Transcribe the entries below exactly; leave every image out.
>> START Exercise materials
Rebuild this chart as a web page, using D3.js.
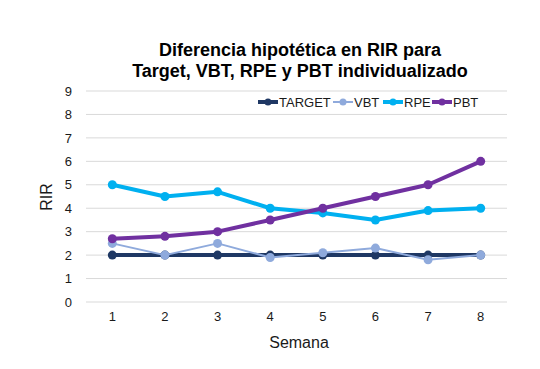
<!DOCTYPE html>
<html><head><meta charset="utf-8">
<script src="https://cdn.jsdelivr.net/npm/d3@7"></script>
<style>body{margin:0;background:#fff}svg{display:block;font-family:"Liberation Sans",Arial,sans-serif}</style>
</head><body><svg id="c" width="540" height="369"></svg>
<script>
const categories = ["1","2","3","4","5","6","7","8"];
const seriesNames = ["TARGET","VBT","RPE","PBT"];
const target = [2,2,2,2,2,2,2,2];
const vbt = [2.5,2.0,2.5,1.9,2.1,2.3,1.8,2.0];
const rpe = [5.0,4.5,4.7,4.0,3.8,3.5,3.9,4.0];
const pbt = [2.7,2.8,3.0,3.5,4.0,4.5,5.0,6.0];
const yTicks = [0,1,2,3,4,5,6,7,8,9];
const colors = ["#1f3864","#8faadc","#00b0f0","#7030a0"];
const widths = [4,2,4,4];

const series = [target,vbt,rpe,pbt].map((v,i)=>({name:seriesNames[i],values:v,color:colors[i],w:widths[i]}));
const svg = d3.select("#c");
const L=86,R=507,T=91,B=302;
const x = d3.scaleBand().domain(categories).range([L,R]);
const y = d3.scaleLinear().domain([0,9]).range([B,T]);

svg.append("g").selectAll("line").data(yTicks).join("line")
  .attr("x1",L).attr("x2",R).attr("y1",d=>y(d)).attr("y2",d=>y(d))
  .attr("stroke","#d9d9d9").attr("stroke-width",1);

const ya = svg.append("g").attr("transform",`translate(${L},0)`).call(d3.axisLeft(y).tickValues(yTicks).tickSize(0).tickPadding(14));
ya.select(".domain").remove();
ya.selectAll("text").attr("fill","#1a1a1a").style("font-size","13px").style("font-family","Liberation Sans, Arial");

const xa = svg.append("g").attr("transform",`translate(0,${B})`).call(d3.axisBottom(x).tickSize(0).tickPadding(10));
xa.select(".domain").remove();
xa.selectAll("text").attr("fill","#1a1a1a").style("font-size","13px").style("font-family","Liberation Sans, Arial");

const line = d3.line().x((d,i)=>x(categories[i])+x.bandwidth()/2).y(d=>y(d));
series.forEach(s=>{
  const g = svg.append("g");
  g.append("path").attr("d",line(s.values)).attr("fill","none").attr("stroke",s.color).attr("stroke-width",s.w).attr("stroke-linejoin","round");
  g.selectAll("circle").data(s.values).join("circle")
    .attr("cx",(d,i)=>x(categories[i])+x.bandwidth()/2).attr("cy",d=>y(d)).attr("r",4.5).attr("fill",s.color);
});

// legend
const legX=[258,333,383,432];
const lg = svg.append("g");
series.forEach((s,i)=>{
  const g = lg.append("g").attr("transform",`translate(${legX[i]},102)`);
  g.append("line").attr("x1",0).attr("x2",20).attr("y1",0).attr("y2",0).attr("stroke",s.color).attr("stroke-width",s.w);
  g.append("circle").attr("cx",10).attr("cy",0).attr("r",3.5).attr("fill",s.color);
  g.append("text").attr("x",21).attr("y",4.5).text(s.name).attr("fill","#1a1a1a").style("font-size","13px");
});

svg.append("text").attr("x",300).attr("y",56).attr("text-anchor","middle").attr("font-weight","bold").style("font-size","18px").attr("fill","#000").text("Diferencia hipotética en RIR para");
svg.append("text").attr("x",300).attr("y",77).attr("text-anchor","middle").attr("font-weight","bold").style("font-size","18px").attr("fill","#000").text("Target, VBT, RPE y PBT individualizado");

svg.append("text").attr("transform","translate(52,197) rotate(-90)").attr("text-anchor","middle").style("font-size","16px").attr("fill","#1a1a1a").text("RIR");
svg.append("text").attr("x",299).attr("y",348).attr("text-anchor","middle").style("font-size","16px").attr("fill","#1a1a1a").text("Semana");
</script></body></html>
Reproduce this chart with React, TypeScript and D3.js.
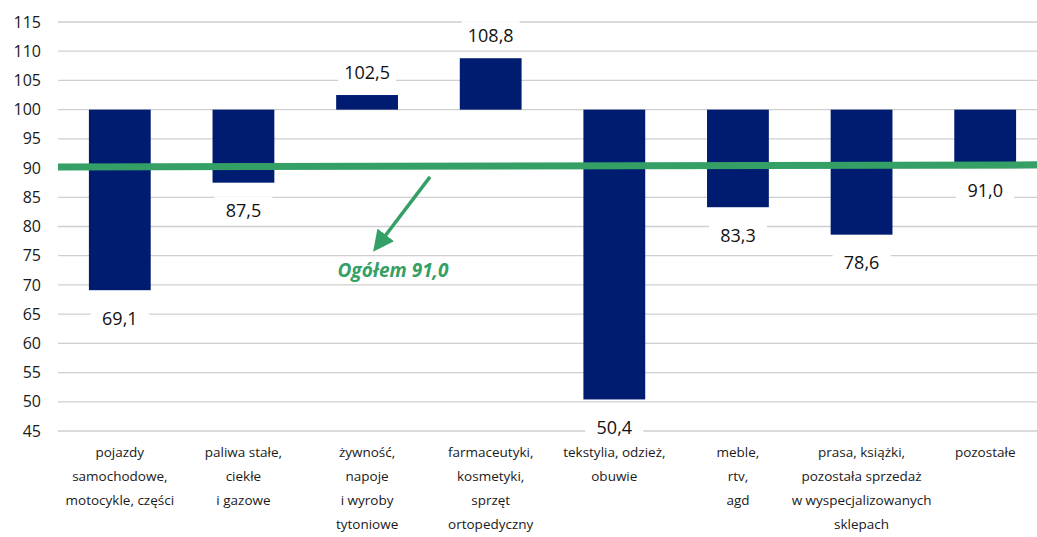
>> END Exercise materials
#### Task answer:
Rebuild this chart as a web page, using D3.js.
<!DOCTYPE html>
<html><head><meta charset="utf-8">
<script src="https://cdn.jsdelivr.net/npm/d3@7"></script>
<style>body{margin:0;background:#fff}svg{display:block;font-family:"Liberation Sans",Arial,sans-serif}</style>
</head><body><svg id="c" width="540" height="369"></svg>
<script>
const categories = ["1","2","3","4","5","6","7","8"];
const seriesNames = ["TARGET","VBT","RPE","PBT"];
const target = [2,2,2,2,2,2,2,2];
const vbt = [2.5,2.0,2.5,1.9,2.1,2.3,1.8,2.0];
const rpe = [5.0,4.5,4.7,4.0,3.8,3.5,3.9,4.0];
const pbt = [2.7,2.8,3.0,3.5,4.0,4.5,5.0,6.0];
const yTicks = [0,1,2,3,4,5,6,7,8,9];
const colors = ["#1f3864","#8faadc","#00b0f0","#7030a0"];
const widths = [4,2,4,4];

const series = [target,vbt,rpe,pbt].map((v,i)=>({name:seriesNames[i],values:v,color:colors[i],w:widths[i]}));
const svg = d3.select("#c");
const L=86,R=507,T=91,B=302;
const x = d3.scaleBand().domain(categories).range([L,R]);
const y = d3.scaleLinear().domain([0,9]).range([B,T]);

svg.append("g").selectAll("line").data(yTicks).join("line")
  .attr("x1",L).attr("x2",R).attr("y1",d=>y(d)).attr("y2",d=>y(d))
  .attr("stroke","#d9d9d9").attr("stroke-width",1);

const ya = svg.append("g").attr("transform",`translate(${L},0)`).call(d3.axisLeft(y).tickValues(yTicks).tickSize(0).tickPadding(14));
ya.select(".domain").remove();
ya.selectAll("text").attr("fill","#1a1a1a").style("font-size","13px").style("font-family","Liberation Sans, Arial");

const xa = svg.append("g").attr("transform",`translate(0,${B})`).call(d3.axisBottom(x).tickSize(0).tickPadding(10));
xa.select(".domain").remove();
xa.selectAll("text").attr("fill","#1a1a1a").style("font-size","13px").style("font-family","Liberation Sans, Arial");

const line = d3.line().x((d,i)=>x(categories[i])+x.bandwidth()/2).y(d=>y(d));
series.forEach(s=>{
  const g = svg.append("g");
  g.append("path").attr("d",line(s.values)).attr("fill","none").attr("stroke",s.color).attr("stroke-width",s.w).attr("stroke-linejoin","round");
  g.selectAll("circle").data(s.values).join("circle")
    .attr("cx",(d,i)=>x(categories[i])+x.bandwidth()/2).attr("cy",d=>y(d)).attr("r",4.5).attr("fill",s.color);
});

// legend
const legX=[258,333,383,432];
const lg = svg.append("g");
series.forEach((s,i)=>{
  const g = lg.append("g").attr("transform",`translate(${legX[i]},102)`);
  g.append("line").attr("x1",0).attr("x2",20).attr("y1",0).attr("y2",0).attr("stroke",s.color).attr("stroke-width",s.w);
  g.append("circle").attr("cx",10).attr("cy",0).attr("r",3.5).attr("fill",s.color);
  g.append("text").attr("x",21).attr("y",4.5).text(s.name).attr("fill","#1a1a1a").style("font-size","13px");
});

svg.append("text").attr("x",300).attr("y",56).attr("text-anchor","middle").attr("font-weight","bold").style("font-size","18px").attr("fill","#000").text("Diferencia hipotética en RIR para");
svg.append("text").attr("x",300).attr("y",77).attr("text-anchor","middle").attr("font-weight","bold").style("font-size","18px").attr("fill","#000").text("Target, VBT, RPE y PBT individualizado");

svg.append("text").attr("transform","translate(52,197) rotate(-90)").attr("text-anchor","middle").style("font-size","16px").attr("fill","#1a1a1a").text("RIR");
svg.append("text").attr("x",299).attr("y",348).attr("text-anchor","middle").style("font-size","16px").attr("fill","#1a1a1a").text("Semana");
</script></body></html>
Reproduce this chart with React, TypeScript and D3.js.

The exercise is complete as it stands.